Yoga and meditation retreats are often lumped together — and they do overlap. Most yoga retreats include meditation, and many meditation retreats involve gentle movement. But they have distinct purposes, and going to the wrong one can leave you frustrated.
A yoga retreat is primarily a physical practice deepened through immersion. You'll typically practise twice a day — a longer morning session and a shorter evening one — with the days structured around that rhythm. The benefits are real: your practice accelerates, your body opens, and the combination of movement, breathwork, and community creates a particular kind of release.
Yoga retreats suit you well if you have an existing practice you want to deepen, if you respond well to physical discipline, or if your stress lives primarily in your body.
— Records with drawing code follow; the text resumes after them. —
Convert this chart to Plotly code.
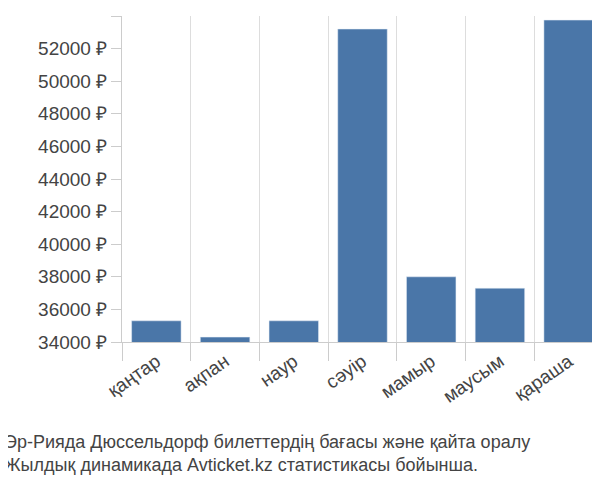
import plotly.graph_objects as go

months = ["қаңтар", "ақпан", "наур", "сәуір", "мамыр", "маусым", "қараша"]
prices = [35300, 34300, 35300, 53200, 38000, 37300, 53750]
yticks = list(range(34000, 54001, 2000))
ylabels = [f"{v} ₽" for v in yticks]

x = list(range(len(months)))
fig = go.Figure(go.Bar(x=x, y=prices, marker_color="#4a76a8", width=0.72))
fig.update_layout(
    width=600, height=500, plot_bgcolor="white", paper_bgcolor="white",
    margin=dict(l=114, r=5, t=8, b=166), showlegend=False,
    font=dict(family="Liberation Sans, Arial", size=19, color="#444"),
)
fig.update_xaxes(range=[-0.5, 6.5], tickvals=x, ticktext=months, tickangle=-35,
                 showgrid=False, ticks="", showline=True, linecolor="#ccc",
                 minor=dict(tickvals=[i - 0.5 for i in range(8)], showgrid=True,
                            gridcolor="#ddd", ticks="outside", ticklen=18, tickcolor="#ccc"))
fig.update_yaxes(range=[34000, 54000], tickvals=yticks, ticktext=ylabels,
                 showgrid=False, ticks="outside", ticklen=10, tickcolor="#ccc",
                 showline=True, linecolor="#ccc")
fig.add_annotation(text="Эр-Рияда Дюссельдорф билеттердің бағасы және қайта оралу<br>Жылдық динамикада Avticket.kz статистикасы бойынша.",
                   xref="paper", yref="paper", x=-0.25, y=-0.27, xanchor="left", yanchor="top",
                   showarrow=False, align="left", font=dict(size=18, color="#444"))
fig.write_html("out.html")
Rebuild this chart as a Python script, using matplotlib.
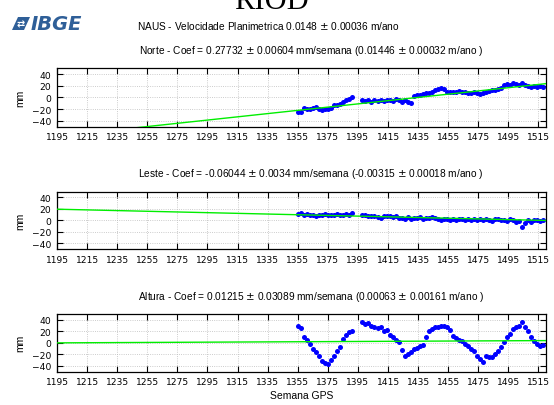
import matplotlib.pyplot as plt
from matplotlib.patches import Polygon
import numpy as np

plt.rcParams['font.family'] = ['Liberation Sans', 'DejaVu Sans']

# GPS weeks of the solutions (gap between 1391 and 1398)
weeks = list(range(1355, 1392, 2)) + list(range(1398, 1519, 2))

norte = [-24, -24, -18, -19, -19, -18, -17, -19, -21, -20, -19, -18, -13, -12, -11, -7, -5, -3, 0,
         -5, -6, -4, -7, -5, -6, -5, -6, -5, -4,
         -6, -3, -5, -7, -4, -8, -9, 2, 4, 5,
         6, 7, 8, 10, 13, 15, 16, 14, 9, 10,
         9, 10, 11, 10, 9, 8, 7, 9, 7, 6,
         8, 10, 11, 12, 13, 14, 17, 22, 23, 22,
         24, 23, 21, 24, 22, 19, 18, 19, 18, 20, 18]

leste = [11, 12, 10, 11, 9, 10, 8, 10, 9, 11, 10, 9, 10, 11, 9, 10, 11, 10, 12,
         9, 10, 8, 7, 8, 6, 5, 7, 8, 7,
         6, 8, 4, 5, 3, 6, 2, 5, 4, 6,
         3, 5, 4, 6, 5, 3, 1, 2, 3, 1,
         2, 0, 3, 2, 1, 3, 0, 2, 1, 3,
         0, 2, 1, -1, 2, 3, 0, 1, -1, 2,
         0, -3, -1, -11, -4, 0, -2, 1, 0, -1, 0]

altura = [30, 25, 10, 5, -2, -10, -16, -22, -31, -35, -37, -30, -22, -14, -8, 7, 13, 19, 20,
          36, 33, 35, 30, 28, 25, 27, 20, 22, 13,
          10, 5, 1, -13, -22, -19, -15, -10, -9, -6,
          -3, 10, 20, 24, 27, 28, 30, 29, 27, 22,
          12, 8, 5, 3, -2, -6, -10, -14, -22, -28,
          -34, -22, -24, -25, -20, -14, -8, 2, 10, 16,
          24, 27, 30, 36, 28, 20, 10, 3, -2, -6, -3]

# trend: slope (mm/semana) and value at week 1195 (mm)
slopes = [0.27732, -0.06044, 0.01215]
offsets = [-66.4, 19.5, 0.0]

titles = ['Norte - Coef = 0.27732 $\\pm$ 0.00604 mm/semana (0.01446 $\\pm$ 0.00032 m/ano )',
          'Leste - Coef = -0.06044 $\\pm$ 0.0034 mm/semana (-0.00315 $\\pm$ 0.00018 m/ano )',
          'Altura - Coef = 0.01215 $\\pm$ 0.03089 mm/semana (0.00063 $\\pm$ 0.00161 m/ano )']
series = [norte, leste, altura]

xticks = list(range(1195, 1516, 20))
yticks = [-40, -20, 0, 20, 40]

fig = plt.figure(figsize=(5.54, 4.06), dpi=100)
rects = [[0.1029, 0.6855, 0.8827, 0.1438],
         [0.1029, 0.3842, 0.8827, 0.1411],
         [0.1029, 0.0820, 0.8827, 0.1421]]

for rect, vals, title, m, b in zip(rects, series, titles, slopes, offsets):
    ax = fig.add_axes(rect)
    xl = np.array([1195, 1520])
    ax.plot(xl, b + m * (xl - 1195), color='#00ee00', lw=1, zorder=3)
    ax.plot(weeks, vals, 'o', color='#0000ff', ms=3.6, mew=0, zorder=2)
    ax.set_xlim(1195, 1520)
    ax.set_ylim(-50, 50)
    ax.set_xticks(xticks)
    ax.set_yticks(yticks)
    ax.tick_params(direction='in', top=True, right=True, length=4, pad=4)
    for lab in ax.get_xticklabels() + ax.get_yticklabels():
        lab.set_fontfamily('DejaVu Sans')
        lab.set_fontsize(6.6)
    ax.grid(True, ls=':', color='#bbbbbb', lw=0.6)
    ax.set_ylabel('mm', fontsize=7.5, labelpad=5)
    for s in ax.spines.values():
        s.set_linewidth(0.9)
    ax.set_title(title, fontsize=7.3, pad=11, x=0.52)

fig.axes[-1].set_xlabel('Semana GPS', fontsize=7.5, labelpad=3)

fig.text(0.49, 1 - 9 / 406, 'RIOD', family='Liberation Serif', fontsize=22,
         ha='center', va='baseline')

# IBGE logo
W, H = 554, 406
icon = [(12, 31), (18, 18), (30, 18), (24, 31)]
fig.patches.append(Polygon([(x / W, 1 - y / H) for x, y in icon], closed=True,
                           transform=fig.transFigure, facecolor='#2f5f98', edgecolor='none'))
fig.text(21 / W, 1 - 24.5 / H, '⇄', fontsize=7, color='white', fontweight='bold',
         family='DejaVu Sans', ha='center', va='center')
fig.text(31 / W, 1 - 24.5 / H, 'IBGE', fontsize=14, fontweight='bold', style='italic',
         family='DejaVu Sans', color='#2f5f98', va='center', ha='left')

fig.text(0.485, 1 - 26 / 406, 'NAUS - Velocidade Planimetrica 0.0148 $\\pm$ 0.00036 m/ano',
         fontsize=7.3, ha='center', va='center')

fig.savefig('out.png', dpi=100)
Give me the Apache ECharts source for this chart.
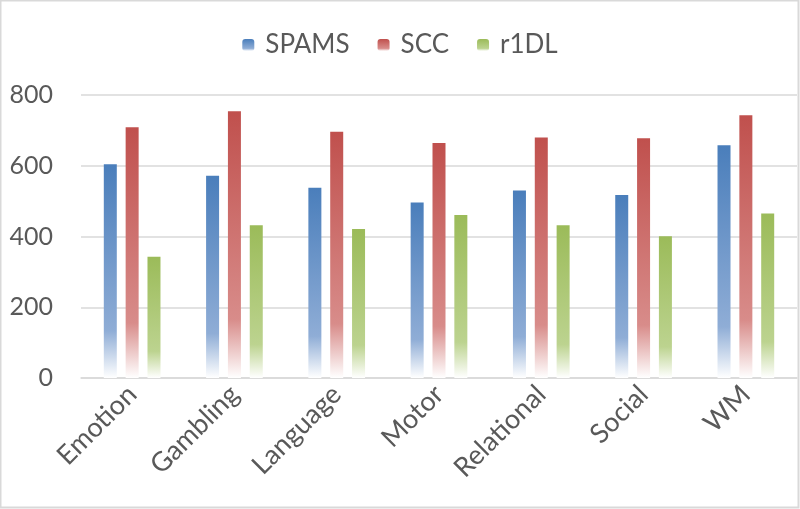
<!DOCTYPE html>
<html>
<head>
<meta charset="utf-8">
<script src="https://cdn.jsdelivr.net/npm/echarts@6/dist/echarts.min.js"></script>
<style>
html,body{margin:0;padding:0;background:#fff;}
#main{width:800px;height:509px;}
</style>
</head>
<body>
<div id="main"></div>
<script>
var categories = ['Emotion','Gambling','Language','Motor','Relational','Social','WM'];
var spams = [604, 572, 538, 496, 530, 517, 658];
var scc = [709, 754, 696, 664, 680, 678, 743];
var r1dl = [343, 432, 421, 461, 432, 401, 465];
var yTicks = [0, 200, 400, 600, 800];

function fade(top, mid, low){
	return new echarts.graphic.LinearGradient(0, 0, 0, 1, [
		{offset: 0, color: top},
		{offset: 0.78, color: mid},
		{offset: 1, color: low}
	]);
}

window.onload=function(){
	var myChart=echarts.init(document.getElementById('main'));
	var txt = '#595959';
	var option = {
		textStyle: {fontFamily: 'Lato'},
		animation: false,
		legend: {
			top: 27,
			left: 'center',
			itemWidth: 12,
			itemHeight: 12,
			itemGap: 28,
			textStyle: {fontSize: 26, color: txt, fontFamily: 'Lato', padding: [0, 0, 0, 6]},
			data: ['SPAMS','SCC','r1DL']
		},
		grid: {left: 81, right: 3, top: 95, bottom: 131},
		xAxis: {
			type: 'category',
			data: categories,
			axisTick: {show: false},
			axisLine: {lineStyle: {color: '#d9d9d9', width: 1.5}},
			axisLabel: {rotate: 45, fontSize: 27, color: txt, margin: 12, interval: 0}
		},
		yAxis: {
			type: 'value',
			min: yTicks[0],
			max: yTicks[yTicks.length - 1],
			interval: 200,
			axisLine: {show: false},
			axisTick: {show: false},
			axisLabel: {fontSize: 25, color: txt, margin: 28},
			splitLine: {lineStyle: {color: '#d9d9d9', width: 1.5}}
		},
		series: [
			{
				name: 'SPAMS', type: 'bar', data: spams,
				barWidth: 13, barGap: '68%',
				itemStyle: {color: fade('#4a7ebb', '#8fadd6', '#ffffff')}
			},
			{
				name: 'SCC', type: 'bar', data: scc,
				barWidth: 13, barGap: '68%',
				itemStyle: {color: fade('#c0504d', '#d88c8a', '#ffffff')}
			},
			{
				name: 'r1DL', type: 'bar', data: r1dl,
				barWidth: 13, barGap: '68%',
				itemStyle: {color: fade('#9bbb59', '#bcd38f', '#ffffff')}
			}
		],
		graphic: [{
			type: 'rect',
			shape: {x: 0.5, y: 0.5, width: 798, height: 507},
			style: {fill: 'none', stroke: '#d9d9d9', lineWidth: 2},
			silent: true
		}]
	};
	myChart.setOption(option);
}
</script>
</body>
</html>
Meditation retreats — especially silent ones — work at a different level. Without the distraction of conversation or screens, the mind has nowhere to go but inward. This can be profoundly clarifying, but it can also be uncomfortable. Many people encounter things they'd been successfully avoiding.
Meditation retreats suit you if you're drawn to understanding the mind directly, if you're in a period of significant transition, or if you've already developed a basic sitting practice.
If you're new to both and unsure, start with yoga. The physical container gives you something to hold onto, and most yoga retreats introduce meditation in a way that's accessible and non-threatening. You can always go deeper later.
If you have a meditation practice and want to accelerate it, go straight to a dedicated retreat — but choose a tradition and teacher carefully. Vipassana, Zen, and Tibetan Buddhist retreats have very different flavours.
Many retreats now combine both traditions thoughtfully. If you're genuinely drawn to both, look for a programme where the two are integrated rather than simply scheduled side by side.